Text Difficulty Study: Do machines behave the same as humans regarding text difficulty?
Bowen Chen, Xiao Ding, Li Du, Qin Bing, Ting Liu
TL;DR
This study probes whether NLP models exhibit human-like learning with respect to text difficulty by introducing the Human Learning Matching Index (HLM Index) to quantify alignment across models, tasks, and difficulty criteria. It compares LSTM and BERT across nine diverse tasks using multiple difficulty criteria, finding that LSTM shows more human-like learning while UID-SuperLinear best captures text difficulty effects. Results reveal heterogeneous sensitivity across tasks, with QA tasks like SQUAD and WT2 most affected by difficulty and others like CoNLL2003 less so; training from easy to hard accelerates convergence and improves generalization to easier data. The findings suggest that difficulty-aware learning strategies and evaluator criteria can meaningfully influence training efficiency and transfer, with practical implications for curriculum design in NLP.
Abstract
Given a task, human learns from easy to hard, whereas the model learns randomly. Undeniably, difficulty insensitive learning leads to great success in NLP, but little attention has been paid to the effect of text difficulty in NLP. In this research, we propose the Human Learning Matching Index (HLM Index) to investigate the effect of text difficulty.
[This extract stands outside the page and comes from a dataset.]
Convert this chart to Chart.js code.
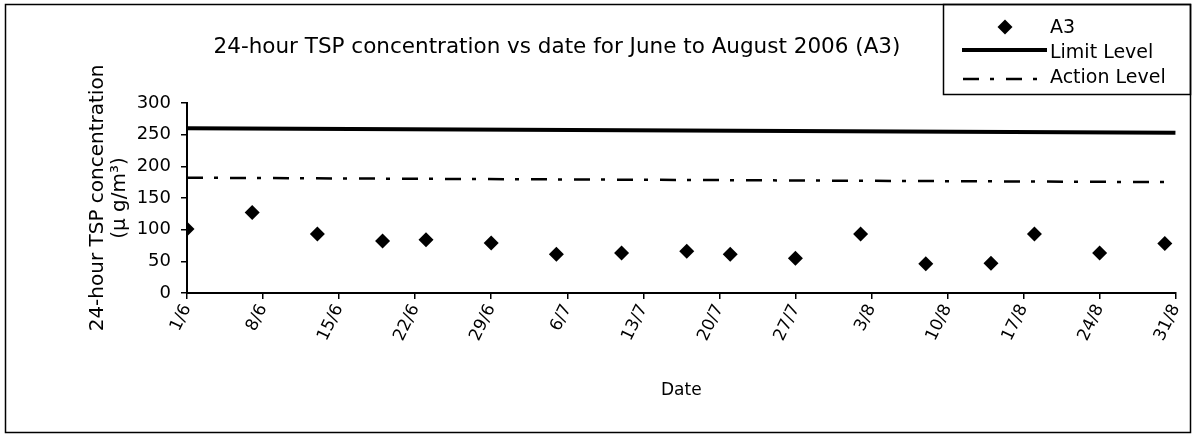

Experiment results show: (1) LSTM has more human-like learning behavior than BERT. (2) UID-SuperLinear gives the best evaluation of text difficulty among four text difficulty criteria. (3) Among nine tasks, some tasks' performance is related to text difficulty, whereas some are not. (4) Model trained on easy data performs best in easy and medium data, whereas trains on a hard level only perform well on hard data. (5) Training the model from easy to hard leads to fast convergence.